- EXERCISE:
Word for word, quote all of the material, omitting the pictures.

## Begin RECORDED INFORMATION

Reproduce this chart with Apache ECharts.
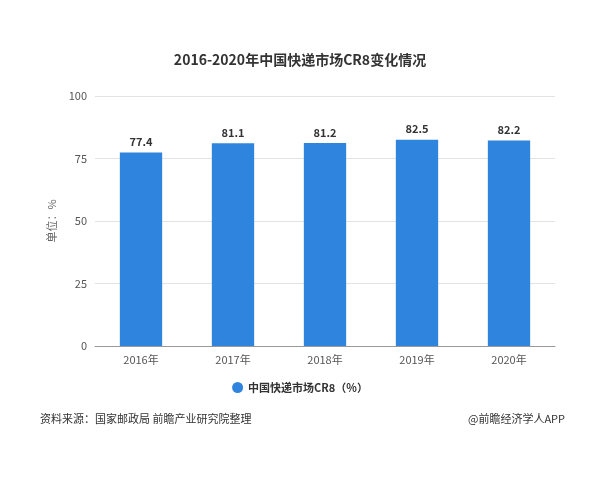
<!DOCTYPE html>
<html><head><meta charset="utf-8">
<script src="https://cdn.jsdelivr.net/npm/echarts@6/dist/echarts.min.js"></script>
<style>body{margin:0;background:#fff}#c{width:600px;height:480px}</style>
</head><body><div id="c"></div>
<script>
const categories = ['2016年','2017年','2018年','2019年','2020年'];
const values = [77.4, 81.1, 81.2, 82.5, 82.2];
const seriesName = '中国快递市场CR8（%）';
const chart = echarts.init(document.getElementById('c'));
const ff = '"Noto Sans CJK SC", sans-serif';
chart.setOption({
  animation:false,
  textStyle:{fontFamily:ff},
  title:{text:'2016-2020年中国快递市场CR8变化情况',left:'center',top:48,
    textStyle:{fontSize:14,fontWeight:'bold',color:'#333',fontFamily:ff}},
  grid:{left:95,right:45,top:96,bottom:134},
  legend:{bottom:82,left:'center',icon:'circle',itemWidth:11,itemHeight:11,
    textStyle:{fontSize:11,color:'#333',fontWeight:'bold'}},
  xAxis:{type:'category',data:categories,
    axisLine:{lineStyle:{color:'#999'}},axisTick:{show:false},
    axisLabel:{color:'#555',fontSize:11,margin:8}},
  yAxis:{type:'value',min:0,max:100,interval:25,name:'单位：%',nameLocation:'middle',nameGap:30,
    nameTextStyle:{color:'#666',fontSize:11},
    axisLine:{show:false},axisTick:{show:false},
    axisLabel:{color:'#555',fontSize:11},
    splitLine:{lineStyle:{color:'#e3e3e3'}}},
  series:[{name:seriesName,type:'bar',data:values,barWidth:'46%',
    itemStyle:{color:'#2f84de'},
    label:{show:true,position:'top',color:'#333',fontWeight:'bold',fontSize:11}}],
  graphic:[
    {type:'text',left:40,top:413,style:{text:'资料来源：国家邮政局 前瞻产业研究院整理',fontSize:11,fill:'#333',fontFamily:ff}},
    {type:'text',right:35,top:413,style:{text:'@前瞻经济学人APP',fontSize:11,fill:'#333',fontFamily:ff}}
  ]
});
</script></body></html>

## End RECORDED INFORMATION

- THE REPLY:
Reproduce this chart with Apache ECharts.
<!DOCTYPE html>
<html><head><meta charset="utf-8">
<script src="https://cdn.jsdelivr.net/npm/echarts@6/dist/echarts.min.js"></script>
<style>body{margin:0;background:#fff}#c{width:600px;height:480px}</style>
</head><body><div id="c"></div>
<script>
const categories = ['2016年','2017年','2018年','2019年','2020年'];
const values = [77.4, 81.1, 81.2, 82.5, 82.2];
const seriesName = '中国快递市场CR8（%）';
const chart = echarts.init(document.getElementById('c'));
const ff = '"Noto Sans CJK SC", sans-serif';
chart.setOption({
  animation:false,
  textStyle:{fontFamily:ff},
  title:{text:'2016-2020年中国快递市场CR8变化情况',left:'center',top:48,
    textStyle:{fontSize:14,fontWeight:'bold',color:'#333',fontFamily:ff}},
  grid:{left:95,right:45,top:96,bottom:134},
  legend:{bottom:82,left:'center',icon:'circle',itemWidth:11,itemHeight:11,
    textStyle:{fontSize:11,color:'#333',fontWeight:'bold'}},
  xAxis:{type:'category',data:categories,
    axisLine:{lineStyle:{color:'#999'}},axisTick:{show:false},
    axisLabel:{color:'#555',fontSize:11,margin:8}},
  yAxis:{type:'value',min:0,max:100,interval:25,name:'单位：%',nameLocation:'middle',nameGap:30,
    nameTextStyle:{color:'#666',fontSize:11},
    axisLine:{show:false},axisTick:{show:false},
    axisLabel:{color:'#555',fontSize:11},
    splitLine:{lineStyle:{color:'#e3e3e3'}}},
  series:[{name:seriesName,type:'bar',data:values,barWidth:'46%',
    itemStyle:{color:'#2f84de'},
    label:{show:true,position:'top',color:'#333',fontWeight:'bold',fontSize:11}}],
  graphic:[
    {type:'text',left:40,top:413,style:{text:'资料来源：国家邮政局 前瞻产业研究院整理',fontSize:11,fill:'#333',fontFamily:ff}},
    {type:'text',right:35,top:413,style:{text:'@前瞻经济学人APP',fontSize:11,fill:'#333',fontFamily:ff}}
  ]
});
</script></body></html>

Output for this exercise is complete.